In this Laurentiis addressed the sexual politics of the violence and the way they use the erotic in their lyrical poems to put these things in conversation. 

“But I was interested in the pleasure too,” Laurentiis said. “We fuck! Let’s talk about that too!” Mentioning the title as recognizable via the famous Beyoncé and Nicki Minaj song, Laurentiis transitions into reading the poem “Feeling Myself.” 

“My body became a conservatory. A way of knowledge,” the speaker in the poem said in reference to a sexual encounter. 

Laurentiis remembered in 2014 when Ferguson, Mo. was on fire, seeing the image of Michael Brown and being struck by the lack of agency given to Brown in the distribution of the image. 

“I don’t want to reproduce the image. So how do you write about it? What do you do? And I’m still figuring that out.’’ 

In their poem “Continuance,” an elegy to Brown and an ode to Ferguson, Laurentiis strikingly wrote: “I cannot say what a bullet says when it enters a child’s skin.” 

It’s this kind of change in focus from the joy of life to the sheer horror of historical occurrences that Laurentiis is a master at. 

Every poem balances lightness and gravity, revealing the complexity of the human experience and the honor in finding joy in difficult moments, a difficulty that is brought about by identity. 

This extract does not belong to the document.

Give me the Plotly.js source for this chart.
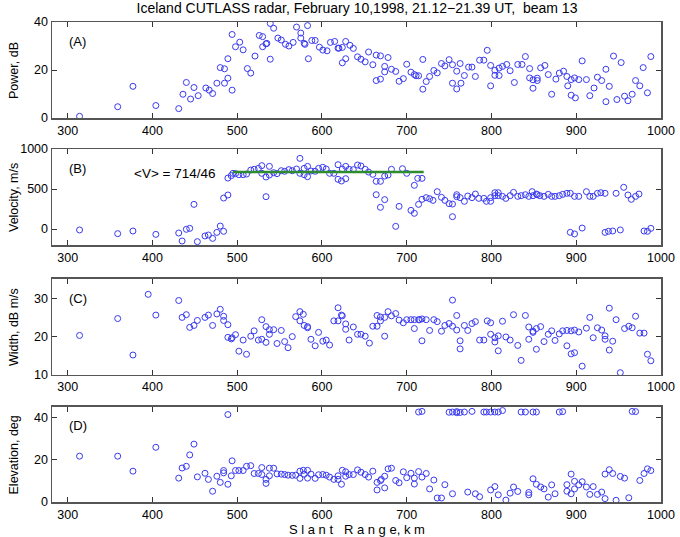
<!DOCTYPE html>
<html>
<head>
<meta charset="utf-8">
<script src="https://cdn.plot.ly/plotly-3.0.1.min.js"></script>
<style>
  html, body { margin: 0; padding: 0; background: #fff; }
  #chart { width: 680px; height: 537px; }
</style>
</head>
<body>
<div id="chart"></div>
<script>
// Beam 13 range-gate parameters, slant range in km

// (A) backscatter power
const powerRange = [314,359,377,404,431,436,440,445,449,454,463,467,471,476,480,485,485,489,489,494,494,498,503,507,512,516,521,526,530,530,534,535,539,539,543,548,552,557,561,566,570,575,575,579,580,584,583,588,592,597,601,606,610,615,619,620,624,624,628,628,633,637,642,646,651,655,660,664,664,669,669,674,674,678,682,687,691,696,700,705,709,711,714,719,719,723,727,732,736,741,745,750,754,754,759,759,763,764,768,773,777,781,786,791,795,799,799,804,804,809,809,813,818,822,827,831,836,840,845,845,849,849,854,854,858,863,867,871,876,880,885,889,890,894,894,898,899,903,907,912,916,921,925,930,935,935,939,944,948,953,957,961,966,970,975,979,984,988];
const powerDb = [0.7,4.7,13.2,5.2,3.9,9.9,14.8,7.9,12.7,9.3,12.5,11.6,10.2,14.5,21,20.5,14.5,16.6,24.7,11.6,34.8,29.7,31.6,28.4,20.6,18.7,25.8,34.4,33.9,29.7,30.9,31.1,24.5,39.4,37.4,33.3,32.5,30.7,30,31.5,37.9,35.4,33.3,31.1,30.7,24.7,38.5,32.3,32.3,29.5,28.3,28,31.5,31.9,29.1,29.1,29.4,23,31.9,24.7,30.3,29,25.5,24.5,23.4,27.5,22.2,26.2,15.6,25.9,16.2,21.5,19.2,25.2,20.3,19.4,15.3,16.4,22.4,19.1,18.1,17.6,17.6,24.4,12,15.2,17.3,19.8,18.8,22.7,21.7,24.3,22.2,14.5,19.5,12.1,22.7,14.5,17.7,21.2,21.2,17.3,24.1,24.1,28.2,21.9,13.4,19.9,17.8,20.8,17.7,21.5,22.3,19.7,14.8,22.3,22.3,25.6,20.6,16.7,15.9,12.4,16.6,15.6,20.9,21.9,18.1,9.9,16.2,18.7,19.5,17.3,13.4,16,9.5,16.7,8.4,16,23.8,16,9.3,12.5,17,15.6,20.3,6.8,13.2,25.8,7.7,23.1,9.1,7.2,9.9,15.6,13.4,21,10.5,25.6];

// (B) line-of-sight velocity
const velRange = [314,359,377,404,431,435,440,444,449,453,462,466,471,476,480,484,484,489,489,493,495,498,502,507,511,516,520,525,529,529,534,534,538,538,543,547,552,556,561,565,570,574,574,579,579,583,583,587,592,596,601,605,609,614,619,619,623,624,628,628,632,637,642,646,651,655,660,664,664,669,669,674,674,678,682,687,691,695,700,705,709,709,713,714,718,718,723,727,731,736,741,745,750,754,754,759,759,763,768,772,777,781,785,791,794,799,799,804,804,808,808,813,817,822,826,831,835,840,844,848,849,853,854,857,862,867,871,875,880,884,889,893,893,898,898,903,907,912,916,920,925,929,934,934,938,943,947,952,956,961,965,970,974,980,984,988];
const velMs = [-12,-58,-25,-67,-50,-150,-4,8,308,-158,-87,-75,-117,-42,37,-29,387,425,637,667,696,692,679,679,687,737,746,758,792,696,650,404,783,675,704,692,729,721,742,729,750,883,696,758,679,783,654,725,721,758,771,750,696,696,804,621,600,750,783,629,746,742,800,788,746,712,683,596,429,596,271,367,662,675,746,33,283,754,696,233,546,196,633,308,633,371,392,379,358,467,396,358,317,312,154,429,404,392,346,412,392,437,383,383,346,346,392,454,417,454,417,408,383,417,458,408,417,429,408,467,417,437,429,417,408,433,408,408,417,433,446,446,-42,408,-62,408,12,467,408,408,446,454,446,-42,-29,-25,446,-12,521,425,371,408,437,-25,-29,8];

// Mean velocity over the high-velocity stretch
const meanVelocity = 714;
const meanVelocitySpread = 46;
const meanRangeSpan = [495, 720];

// (C) spectral width
const widthRange = [314,359,377,395,404,431,435,440,444,449,453,462,466,471,476,480,484,484,489,489,493,494,498,502,507,511,516,520,525,529,529,534,534,538,538,543,547,552,556,560,565,569,574,574,578,579,583,583,587,592,596,601,605,609,614,619,619,623,624,628,628,632,637,642,646,651,656,660,665,665,669,669,674,674,678,682,687,691,696,700,705,709,709,714,715,718,718,723,727,732,736,741,745,750,754,754,759,759,763,763,768,772,777,781,786,791,795,799,799,804,804,808,808,813,817,822,826,831,835,840,844,844,849,849,853,853,858,862,867,871,875,880,884,889,889,894,894,898,898,903,907,912,916,920,925,930,934,934,939,939,943,947,952,957,962,966,970,975,980,984,988];
const widthDbMs = [20.3,24.7,15.2,31,25.6,29.4,25,25.7,22.4,22.9,24.2,25,25.6,22.9,25.9,27.1,25.3,24.2,23.1,19.8,19.4,19.7,20.5,16.2,19.1,15.4,20.1,21.5,19.1,24.4,19.3,22.6,18.5,21.8,20.6,21.8,18.2,21.6,18.7,17.1,20,25.2,26.5,24.1,25.8,22.9,22.6,22.3,19.3,17.6,21.1,18.8,19.1,17.8,24.1,27.5,24.1,25.6,25.4,23.3,21.9,19.1,22.5,20.6,20.6,20.1,18.3,22.7,22.7,25.5,25.1,24.1,25,20.1,26.5,25.4,26,24.3,23.6,24.4,24.4,24.4,22.1,24.4,24.4,24.6,18.9,24.4,21.6,24.4,23.9,21.4,22.9,23.4,29.5,22.7,25.5,21.7,18.9,16.8,22.9,21.6,23.4,23.9,19.1,19.1,24.1,23.6,20.6,19.7,18.6,20.2,16.3,24,19.9,19.1,25.7,17.7,13.8,25.5,22.5,19.3,21.4,21.1,16.7,22.1,22.6,18.7,20.6,21.5,19,20.7,21.5,21.6,17.6,15.5,21.5,21.7,15.8,21.2,12.3,22.2,25,19.7,22.3,21.7,20.2,19.3,27.4,16.5,18.8,24.4,10.6,22.1,22.7,22.3,25.3,20.9,20.9,15.4,13.7];

// (D) elevation angle
const elevRange = [314,359,377,404,431,435,440,444,449,453,462,466,471,476,480,484,484,489,489,493,494,498,502,507,511,516,520,525,529,529,534,534,538,538,543,547,552,556,560,565,569,574,574,578,579,583,583,587,592,596,601,605,609,614,619,619,623,624,628,628,632,637,642,646,651,655,660,665,665,669,670,674,674,678,682,687,691,696,700,705,709,709,714,714,718,718,723,727,732,736,741,745,750,754,754,759,759,763,768,772,777,781,786,791,794,799,799,804,804,808,808,813,817,822,826,831,835,840,844,844,849,849,853,853,858,862,867,871,875,880,884,889,889,894,894,898,898,903,907,912,916,920,925,930,934,934,939,943,947,952,957,962,966,970,975,980,984,988];
const elevDeg = [21.7,21.7,14.6,25.9,11.3,16.1,16.9,22.3,27.4,11.9,13.6,10.7,5.1,12.2,9.3,14.9,13.8,41.4,8.4,12.4,19.5,14.9,14.9,14.9,16.9,17.2,13.5,13.5,16.3,13,10.7,8.8,16,12.4,16,13.3,13.2,13,12.7,12.6,12.7,14.6,11.2,15,13.2,15,11.3,13.2,11.2,12.9,13,12.7,11.8,10.7,12.4,10.7,8.4,15,14.3,12.2,13,13,15.2,14.1,13,11.8,14.6,9.3,5.7,10.1,10.7,12.2,6.7,15.7,16,10.2,9.1,14.3,11.5,13.6,11.3,8.5,14.4,42.6,42.9,11.8,13.5,6.2,10.4,1.9,1.9,8.2,42.5,42.6,3.9,42.8,42.3,42.4,42.6,4.7,42.9,3.9,2.5,42.6,42.6,42.6,5.7,7.3,42.6,42.6,3.4,43.3,0.9,4.2,7.1,5,42.6,42.6,4.5,3.4,11,42.6,42.6,8.4,7.1,6.2,2.3,8.1,3.9,42.6,42.8,8.2,5.1,13.2,3.9,9.8,6.2,8.1,9.6,7.1,3.6,7.3,3.6,4.7,13.2,1.6,15.3,13.5,0.8,12.1,11.3,2,42.9,42.8,10.2,13.5,15.7,14.9];

const rangeTicks = [300, 400, 500, 600, 700, 800, 900, 1000];

const FONT = 'Liberation Sans, Arial, Helvetica, sans-serif';
const pointColor = '#3a3af0';

function circles(x, y, axisId) {
  return {
    type: 'scatter', mode: 'markers', x: x, y: y,
    xaxis: 'x' + axisId, yaxis: 'y' + axisId,
    marker: { symbol: 'circle-open', size: 6, color: pointColor, line: { width: 1, color: pointColor } },
    hoverinfo: 'x+y', showlegend: false
  };
}

const traces = [
  circles(powerRange, powerDb, ''),
  circles(velRange, velMs, '2'),
  {
    type: 'scatter', mode: 'lines',
    x: meanRangeSpan, y: [meanVelocity, meanVelocity],
    xaxis: 'x2', yaxis: 'y2',
    line: { color: '#2e8b2e', width: 2.5 },
    showlegend: false, hoverinfo: 'skip'
  },
  circles(widthRange, widthDbMs, '3'),
  circles(elevRange, elevDeg, '4')
];

function xAxis(anchor) {
  return {
    range: [281.5, 1000], tickvals: rangeTicks, ticktext: rangeTicks.map(String),
    ticks: 'inside', ticklen: 5, tickwidth: 1, tickcolor: '#333',
    showline: true, linecolor: '#555', linewidth: 1.5, mirror: 'ticks',
    showgrid: false, zeroline: false, anchor: anchor,
    tickfont: { family: FONT, size: 12.5, color: '#000' }
  };
}
function yAxis(domain, range, tickvals, anchor) {
  return {
    domain: domain, range: range, tickvals: tickvals, anchor: anchor,
    ticks: 'inside', ticklen: 5, tickwidth: 1, tickcolor: '#333',
    showline: true, linecolor: '#555', linewidth: 1.5, mirror: 'ticks',
    showgrid: false, zeroline: false,
    tickfont: { family: FONT, size: 12.5, color: '#000' }
  };
}

const domA = [0.8, 1.0];
const domB = [0.5354, 0.7354];
const domC = [0.2646, 0.4646];
const domD = [0.0, 0.198];

function panelTag(text, xr, yr) {
  return { text: text, xref: xr + ' domain', yref: yr + ' domain', x: 0.025, y: 0.8,
    xanchor: 'left', yanchor: 'middle', showarrow: false,
    font: { family: FONT, size: 13, color: '#000' } };
}
function sideTitle(text, dom) {
  return { text: text, xref: 'paper', yref: 'paper', x: -0.0624, y: (dom[0] + dom[1]) / 2,
    xanchor: 'center', yanchor: 'middle', textangle: -90, showarrow: false,
    font: { family: FONT, size: 12.5, color: '#000' } };
}

const layout = {
  width: 680, height: 537,
  margin: { l: 52, r: 19, t: 22, b: 35 },
  paper_bgcolor: '#fff', plot_bgcolor: '#fff',
  title: {
    text: 'Iceland CUTLASS radar, February 10,1998, 21.12\u221221.39 UT,&nbsp; beam 13',
    font: { family: FONT, size: 14, color: '#000' },
    x: 0.525, xanchor: 'center', y: 1 - 8 / 537, yanchor: 'middle', yref: 'container'
  },
  xaxis: xAxis('y'),
  yaxis: yAxis(domA, [0, 40], [0, 20, 40], 'x'),
  xaxis2: xAxis('y2'),
  yaxis2: yAxis(domB, [-200, 1000], [0, 500, 1000], 'x2'),
  xaxis3: xAxis('y3'),
  yaxis3: yAxis(domC, [10, 35], [10, 20, 30], 'x3'),
  xaxis4: xAxis('y4'),
  yaxis4: yAxis(domD, [0, 45], [0, 20, 40], 'x4'),
  annotations: [
    panelTag('(A)', 'x', 'y'),
    panelTag('(B)', 'x2', 'y2'),
    panelTag('(C)', 'x3', 'y3'),
    panelTag('(D)', 'x4', 'y4'),
    { text: '&lt;V&gt; = ' + meanVelocity + '/' + meanVelocitySpread,
      xref: 'x2', yref: 'y2', x: 376, y: 700, xanchor: 'left', yanchor: 'middle',
      showarrow: false, font: { family: FONT, size: 13.5, color: '#000' } },
    sideTitle('Power, dB', domA),
    sideTitle('Velocity, m/s', domB),
    sideTitle('Width, dB m/s', domC),
    sideTitle('Elevation, deg', domD),
    { text: 'S l a n t &nbsp; R a n g e, k m', xref: 'paper', yref: 'paper',
      x: 0.5, y: -27 / 480, xanchor: 'center', yanchor: 'middle', showarrow: false,
      font: { family: FONT, size: 13, color: '#000' } }
  ]
};

Plotly.newPlot('chart', traces, layout, { displayModeBar: false, staticPlot: true });
</script>
</body>
</html>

It’s poetry that’s queer in its scope, questioning and considering all the ways of being. Laurentiis confirmed this queerness of poetry to the many sponsors of the event, referring to the way different subjects must come together to describe their poetry. 

Laurentiis is the inaugural fellow in Creative Writing at the Center for African American Poetry and Poetics and a Lannan Fellow.